Com a mais que provável vitória da maioria governista na votação de amanhã na Câmara, livrando o presidente Temer da segunda denúncia remanescente da era Janot, começa a tomar corpo a disputa sucessória, com uma novidade fundamental: dificilmente se repetirá a polarização entre PT e PSDB que marcou as últimas seis eleições presidenciais. Temer ainda sonha um sonho improvável: presidir uma recuperação econômica de tal porte que lhe dê condições de ser um eleitor de peso na sua sucessão.
Os dois partidos que dominaram a cena política desde 1994 chegam a mais uma eleição presidencial feridos de morte, buscando alternativas às principais lideranças, dentro ou fora de suas legendas.
O ex-presidente Lula, se conseguir disputar a eleição em 2018, chegará provavelmente sub judice, depois de condenado em segunda instância, pelo TRF-4, e em primeira instância pelo menos mais uma vez. Pode criar um impasse jurídico-político de amplas consequências, pois pela legislação um candidato pode ser impugnado mesmo depois de eleito e diplomado. Mas seria improvável a impugnação de qualquer candidato nessa situação, ainda mais sendo Lula.

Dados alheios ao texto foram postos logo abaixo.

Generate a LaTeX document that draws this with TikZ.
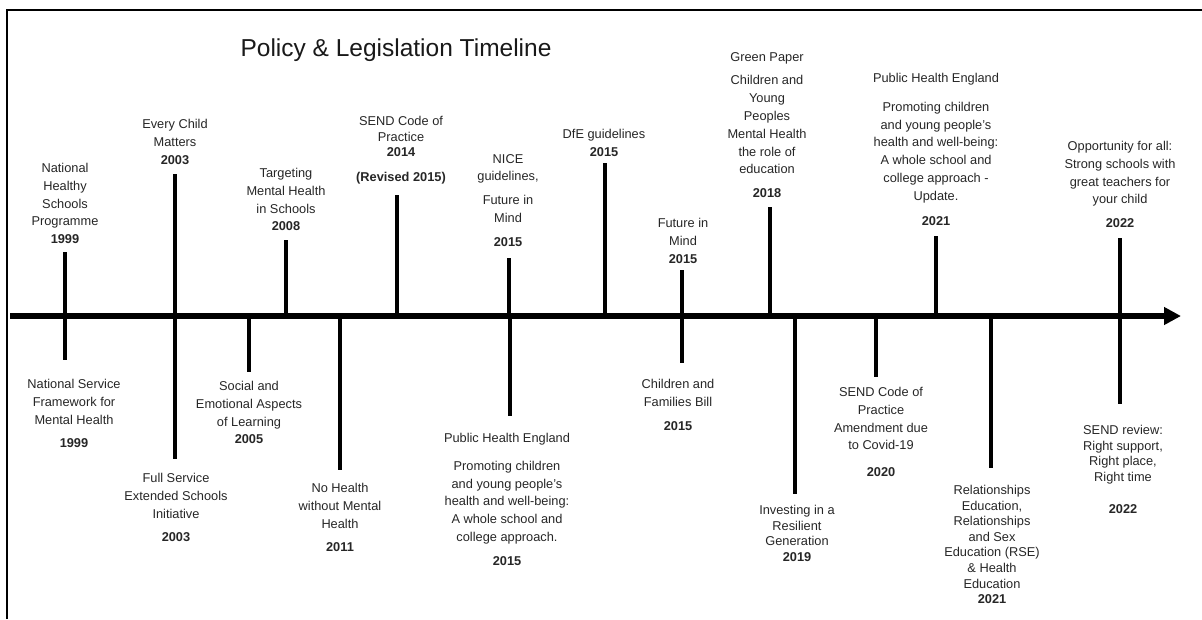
\documentclass[tikz,border=0pt]{standalone}
\usepackage{fontspec}
\setmainfont{Liberation Sans}
\usepackage{xcolor}
\usetikzlibrary{arrows.meta}
\definecolor{inkgray}{HTML}{262626}

\begin{document}
\begin{tikzpicture}[x=1pt,y=-1pt,
		lbl/.style={align=center,inner sep=0pt,anchor=north,text=inkgray,font=\fontsize{12.8}{17.8}\selectfont},
		tight/.style={font=\fontsize{12.8}{15.6}\selectfont},
		tick/.style={line width=4pt},
		axisline/.style={line width=6pt,-{Triangle[length=17pt,width=17pt]}}]
			\useasboundingbox (0,0) rectangle (1202,619);
			\draw[line width=1.6pt] (7,619) -- (7,10) -- (1202,10);
			\node[inner sep=0pt,text=black!90,font=\fontsize{24.5}{28}\selectfont] (title) at (396,50) {Policy \& Legislation Timeline};
			\coordinate (start) at (10,316);
			\coordinate (end) at (1181,316);
			\draw[axisline] (start) -- (end);
			\foreach \name/\x/\y in {nhsp/65/252,ecm/175/174,tmh/286/240,sendcop/397/195,nice/509/258,dfe/605/163,fim/682/270,greenpaper/770/207,phe21/936/236,opp/1120/238,nsf/65/360,fses/175/459,seal/249/372,nohealth/340/470,phe15/510/416,cfb/682/363,irg/795/494,covid/876/377,rse/991/468,review/1120/404}
			{
				\coordinate (\name-a) at (\x,316);
				\coordinate (\name-b) at (\x,\y);
				\draw[tick] (\name-a) -- (\name-b);
			}
			\node[lbl] (nhsp) at (65,163) {National\\Healthy\\Schools\\Programme\\\textbf{1999}};
			\node[lbl] (ecm) at (175,119) {Every Child\\Matters\\\textbf{2003}};
			\node[lbl] (tmh) at (286,168) {Targeting\\Mental Health\\in Schools\\\textbf{2008}};
			\node[lbl,tight] (sendcop) at (401,116) {SEND Code of\\Practice\\\textbf{2014}\\[9pt]\textbf{(Revised 2015)}};
			\node[lbl] (nice) at (508,154) {NICE\\guidelines,\\[6pt]Future in\\Mind\\[6pt]\textbf{2015}};
			\node[lbl] (dfe) at (604,129) {DfE guidelines\\\textbf{2015}};
			\node[lbl] (fim) at (683,218) {Future in\\Mind\\\textbf{2015}};
			\node[lbl] (greenpaper) at (767,52) {Green Paper\\[6pt]Children and\\Young\\Peoples\\Mental Health\\the role of\\education\\[6pt]\textbf{2018}};
			\node[lbl] (phe21) at (936,73) {Public Health England\\[11pt]Promoting children\\and young people's\\health and well-being:\\A whole school and\\college approach -\\Update.\\[7pt]\textbf{2021}};
			\node[lbl] (opp) at (1120,141) {Opportunity for all:\\Strong schools with\\great teachers for\\your child\\[6pt]\textbf{2022}};
			\node[lbl] (nsf) at (74,379) {National Service\\Framework for\\Mental Health\\[6pt]\textbf{1999}};
			\node[lbl] (fses) at (176,473) {Full Service\\Extended Schools\\Initiative\\[6pt]\textbf{2003}};
			\node[lbl] (seal) at (249,381) {Social and\\Emotional Aspects\\of Learning\\\textbf{2005}};
			\node[lbl] (nohealth) at (340,483) {No Health\\without Mental\\Health\\[6pt]\textbf{2011}};
			\node[lbl] (phe15) at (507,433) {Public Health England\\[10pt]Promoting children\\and young people's\\health and well-being:\\A whole school and\\college approach.\\[6pt]\textbf{2015}};
			\node[lbl] (cfb) at (678,379) {Children and\\Families Bill\\[6pt]\textbf{2015}};
			\node[lbl,tight] (irg) at (797,505) {Investing in a\\Resilient\\Generation\\\textbf{2019}};
			\node[lbl] (covid) at (881,387) {SEND Code of\\Practice\\Amendment due\\to Covid-19\\[9pt]\textbf{2020}};
			\node[lbl,tight] (rse) at (992,485) {Relationships\\Education,\\Relationships\\and Sex\\Education (RSE)\\\& Health\\Education\\\textbf{2021}};
			\node[lbl,tight] (review) at (1123,425) {SEND review:\\Right support,\\Right place,\\Right time\\[17pt]\textbf{2022}};
		\end{tikzpicture}
\end{document}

O PSDB, sem seu candidato natural, o senador Aécio Neves, derrotado em 2014 por diferença mínima, quase certamente escolherá saída tradicional, que seria o governador de São Paulo, Geraldo Alckmin.

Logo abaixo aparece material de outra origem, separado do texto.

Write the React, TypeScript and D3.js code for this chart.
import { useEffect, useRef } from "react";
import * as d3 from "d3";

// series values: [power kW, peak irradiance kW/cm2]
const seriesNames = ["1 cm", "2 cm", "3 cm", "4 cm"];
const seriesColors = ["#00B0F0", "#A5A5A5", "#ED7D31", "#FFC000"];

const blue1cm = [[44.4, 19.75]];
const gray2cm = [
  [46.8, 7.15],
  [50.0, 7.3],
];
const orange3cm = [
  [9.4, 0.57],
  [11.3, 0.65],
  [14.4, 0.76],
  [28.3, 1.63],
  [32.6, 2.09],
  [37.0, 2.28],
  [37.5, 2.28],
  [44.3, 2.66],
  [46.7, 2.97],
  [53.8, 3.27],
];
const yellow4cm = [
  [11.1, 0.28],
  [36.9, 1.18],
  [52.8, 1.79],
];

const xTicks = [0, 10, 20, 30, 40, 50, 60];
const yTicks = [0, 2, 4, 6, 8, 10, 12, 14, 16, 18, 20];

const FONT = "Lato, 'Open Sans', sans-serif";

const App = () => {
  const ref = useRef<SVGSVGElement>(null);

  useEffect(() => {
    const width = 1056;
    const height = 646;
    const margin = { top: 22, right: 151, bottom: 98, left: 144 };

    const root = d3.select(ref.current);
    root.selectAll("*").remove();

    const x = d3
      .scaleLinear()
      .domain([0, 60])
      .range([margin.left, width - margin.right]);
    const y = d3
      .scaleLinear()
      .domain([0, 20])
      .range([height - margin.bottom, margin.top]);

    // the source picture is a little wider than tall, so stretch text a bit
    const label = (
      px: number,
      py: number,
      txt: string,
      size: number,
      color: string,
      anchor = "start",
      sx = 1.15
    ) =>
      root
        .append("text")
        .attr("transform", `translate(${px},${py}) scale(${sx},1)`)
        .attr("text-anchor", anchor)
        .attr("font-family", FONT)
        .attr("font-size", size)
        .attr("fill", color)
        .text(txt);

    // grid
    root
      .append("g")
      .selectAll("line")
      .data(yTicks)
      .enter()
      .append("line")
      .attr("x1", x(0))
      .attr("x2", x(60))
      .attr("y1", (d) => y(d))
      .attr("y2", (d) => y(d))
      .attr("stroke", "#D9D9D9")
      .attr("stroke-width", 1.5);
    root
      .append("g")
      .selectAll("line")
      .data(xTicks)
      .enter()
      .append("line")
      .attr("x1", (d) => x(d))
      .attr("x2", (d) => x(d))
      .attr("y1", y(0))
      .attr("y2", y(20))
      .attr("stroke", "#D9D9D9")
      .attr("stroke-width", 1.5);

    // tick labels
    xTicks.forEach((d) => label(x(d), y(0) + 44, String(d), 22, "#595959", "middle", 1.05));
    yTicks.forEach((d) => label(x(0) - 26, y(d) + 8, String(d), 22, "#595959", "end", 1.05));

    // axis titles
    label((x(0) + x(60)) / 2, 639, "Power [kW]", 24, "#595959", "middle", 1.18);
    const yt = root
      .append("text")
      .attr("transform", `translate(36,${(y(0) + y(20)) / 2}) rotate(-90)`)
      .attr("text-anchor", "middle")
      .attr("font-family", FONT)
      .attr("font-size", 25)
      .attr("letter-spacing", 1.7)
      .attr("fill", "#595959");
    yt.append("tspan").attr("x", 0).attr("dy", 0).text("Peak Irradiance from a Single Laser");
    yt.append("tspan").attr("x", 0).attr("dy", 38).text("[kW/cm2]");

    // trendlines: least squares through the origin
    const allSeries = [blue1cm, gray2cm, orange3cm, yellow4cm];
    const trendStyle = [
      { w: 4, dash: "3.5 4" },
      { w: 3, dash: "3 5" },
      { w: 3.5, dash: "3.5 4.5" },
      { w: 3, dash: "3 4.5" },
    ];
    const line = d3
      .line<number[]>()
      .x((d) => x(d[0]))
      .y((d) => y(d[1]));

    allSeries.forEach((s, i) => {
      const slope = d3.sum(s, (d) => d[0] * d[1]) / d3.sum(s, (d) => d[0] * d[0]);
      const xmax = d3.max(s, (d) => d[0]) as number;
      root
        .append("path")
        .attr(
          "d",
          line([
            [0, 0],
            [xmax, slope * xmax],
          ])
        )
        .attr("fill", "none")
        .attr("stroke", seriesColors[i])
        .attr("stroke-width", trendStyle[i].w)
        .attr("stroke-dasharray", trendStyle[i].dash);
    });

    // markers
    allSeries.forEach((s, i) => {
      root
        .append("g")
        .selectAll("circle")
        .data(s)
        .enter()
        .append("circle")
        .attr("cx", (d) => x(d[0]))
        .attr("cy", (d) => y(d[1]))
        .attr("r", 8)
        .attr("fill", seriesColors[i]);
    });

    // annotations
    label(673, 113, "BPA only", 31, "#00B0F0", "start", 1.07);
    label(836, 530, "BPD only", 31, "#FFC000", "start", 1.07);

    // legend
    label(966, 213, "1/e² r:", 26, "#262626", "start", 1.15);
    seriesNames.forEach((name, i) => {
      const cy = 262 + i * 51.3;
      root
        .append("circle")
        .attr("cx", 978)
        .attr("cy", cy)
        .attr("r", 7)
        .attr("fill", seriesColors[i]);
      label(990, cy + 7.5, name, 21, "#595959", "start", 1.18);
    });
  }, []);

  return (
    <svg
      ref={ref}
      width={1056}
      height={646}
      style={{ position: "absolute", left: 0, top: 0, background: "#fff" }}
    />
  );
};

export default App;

O prefeito João Doria seria uma novidade fora dos quadros ortodoxos do partido, mas parece estar perdendo fôlego ao tentar queimar etapas nessa maratona, que tem características diferentes das demais disputas presidenciais, mas exige resistência que o veterano Alckmin está mostrando ter.
A deterioração da política tradicional faz com que surjam nomes fora dos partidos políticos, como o apresentador de TV Luciano Huck e ex-ministros do Supremo como Ayres Britto e Joaquim Barbosa. A legislação brasileira, porém, que não permite candidaturas independentes ou a criação de siglas novas a meses da eleição, como aconteceu com Emanuel Macron na França, ajuda a manter limitações na apresentação dos candidatos.

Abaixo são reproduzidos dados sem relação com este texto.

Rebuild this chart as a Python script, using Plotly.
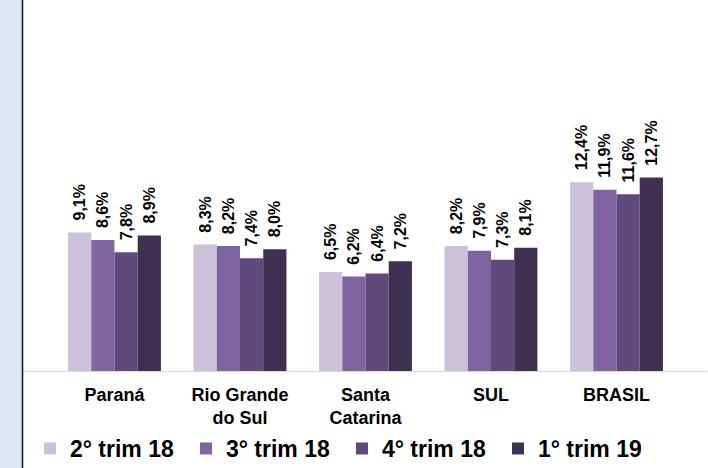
import plotly.graph_objects as go

categories = ["Paraná", "Rio Grande<br>do Sul", "Santa<br>Catarina", "SUL", "BRASIL"]
series_names = ["2° trim 18", "3° trim 18", "4° trim 18", "1° trim 19"]
trim2_18 = [9.1, 8.3, 6.5, 8.2, 12.4]
trim3_18 = [8.6, 8.2, 6.2, 7.9, 11.9]
trim4_18 = [7.8, 7.4, 6.4, 7.3, 11.6]
trim1_19 = [8.9, 8.0, 7.2, 8.1, 12.7]
colors = ["#CCC1DA", "#8064A2", "#604A7B", "#403152"]

W, H = 708, 468
ML, MR, MT, MB = 23, 1, 0, 97
PW, PH = W - ML - MR, H - MT - MB

FONT = "Liberation Sans, Arial, sans-serif"

def fmt(v):
    return "\u00a0\u00a0" + f"{v:.1f}".replace(".", ",") + "%"

fig = go.Figure()
for name, vals, col in zip(series_names, [trim2_18, trim3_18, trim4_18, trim1_19], colors):
    fig.add_trace(go.Bar(
        name=name,
        x=categories,
        y=vals,
        marker=dict(color=col, line=dict(width=0)),
        text=[fmt(v) for v in vals],
        textposition="outside",
        textangle=-90,
        constraintext="none",
        textfont=dict(family=FONT, size=16, color="#000000", weight="bold"),
        cliponaxis=False,
        hoverinfo="skip",
    ))

fig.update_layout(
    width=W, height=H,
    margin=dict(l=ML, r=MR, t=MT, b=MB, autoexpand=False),
    paper_bgcolor="white",
    plot_bgcolor="white",
    barmode="group",
    bargap=0.26,
    bargroupgap=0,
    font=dict(family=FONT, color="#000000"),
    xaxis=dict(
        range=[-0.729, 4.721],
        showline=True, linecolor="#D9D9D9", linewidth=1,
        showgrid=False, zeroline=False,
        ticks="", ticklabelstandoff=7,
        tickfont=dict(family=FONT, size=18, color="#000000", weight="bold"),
        automargin=False,
    ),
    yaxis=dict(
        range=[0, 24.36],
        visible=False,
        showgrid=False, zeroline=False,
        automargin=False,
    ),
    showlegend=True,
    legend=dict(
        orientation="h",
        x=0.0102, xanchor="left",
        y=-0.151, yanchor="top",
        entrywidth=111,
        font=dict(family=FONT, size=23, color="#000000", weight="bold"),
        bgcolor="rgba(0,0,0,0)",
        traceorder="normal",
    ),
    shapes=[
        dict(type="rect", xref="paper", yref="paper",
             x0=-ML / PW, x1=-1.3 / PW, y0=-MB / PH, y1=1 + MT / PH,
             fillcolor="#DCE6F6", line=dict(width=0), layer="above"),
        dict(type="line", xref="paper", yref="paper",
             x0=-0.5 / PW, x1=-0.5 / PW, y0=-MB / PH, y1=1 + MT / PH,
             line=dict(color="#1A1A1A", width=1.6), layer="above"),
    ],
)

fig.write_html(
    "out.html",
    config={"displayModeBar": False},
    post_script="document.body.style.margin='0';",
)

O jurista Modesto Carvalhosa mantém esperanças de que o STF aprove as candidaturas independentes, caso em que pretende se apresentar como alternativa aos eleitores. Não é por acaso que ele planeja um encontro com Huck, para realçar a necessidade de surgimento de candidaturas fora dos quadros tradicionais da política.
O detalhamento da mais recente pesquisa de opinião do Datafolha ajuda a desmascarar a tese de que o ex-presidente Lula seria imbatível junto ao eleitorado mais pobre. Embora continue na frente nas pesquisas, o eleitor tem posições heterodoxas quando escolhe candidatos sem que Lula apareça na lista. Desde as mais radicais, como escolher Bolsonaro para substituir Lula (6%) ou Lula para substituir Bolsonaro (13%), até as mais lógicas, como Marina Silva ou Ciro Gomes, escolhas que parecem ter mais força de proximidade ideológica, mas que também podem significar mera identificação com ex-ministros dos governos Lula.
Mas, quando se vê que Luciano Huck aparece como opção de 40% a 60% dos eleitores de Lula, fica claro que a questão ideológica tem muito pouco a ver com a escolha. Aqui, a identificação é com medidas assistencialistas de Lula e Huck, sejam elas bolsas governamentais de vários tipos ou presentes dados em programas de televisão.
Assim como o populismo de direita, com Collor, derrotou Lula e Brizola em 1989, e hoje o ex-presidente e o atual senador são farinha do mesmo saco, na eleição de 2018, a mesma tendência política tem candidatos fortes para disputar com Lula ou Ciro Gomes, seja Doria ou Alckmin, Huck ou Bolsonaro.
O governador de São Paulo, com características de ação política de gestos moderados e conservadores, tende a repetir erros já cometidos pelo PSDB em eleições passadas, assumindo posições mais à esquerda, como se isso fosse preciso para derrotar Lula ou seu preposto, que pode ser o ex-prefeito Fernando Haddad ou o líder do MTST Boulos.
O perfil conciliador de Alckmin pode ser atropelado por uma campanha radicalizada, que facilitaria a tarefa de Bolsonaro ou Doria. Uma radicalização de Alckmin soaria tão falsa como o ridículo colete antiprivatizações que usou em 2006 e levou-o, junto com outros erros, a ter menos votos no segundo turno do que no primeiro.
A radicalização política provavelmente dará o tom da campanha e poderá ser ultrapassada pelo populismo. Mas, se o eleitorado se cansar dessa radicalização que transformou a política numa guerra incessante, pode ser que a leveza política de Alckmin ou Marina Silva sirva de contraponto aos radicais de esquerda e direita.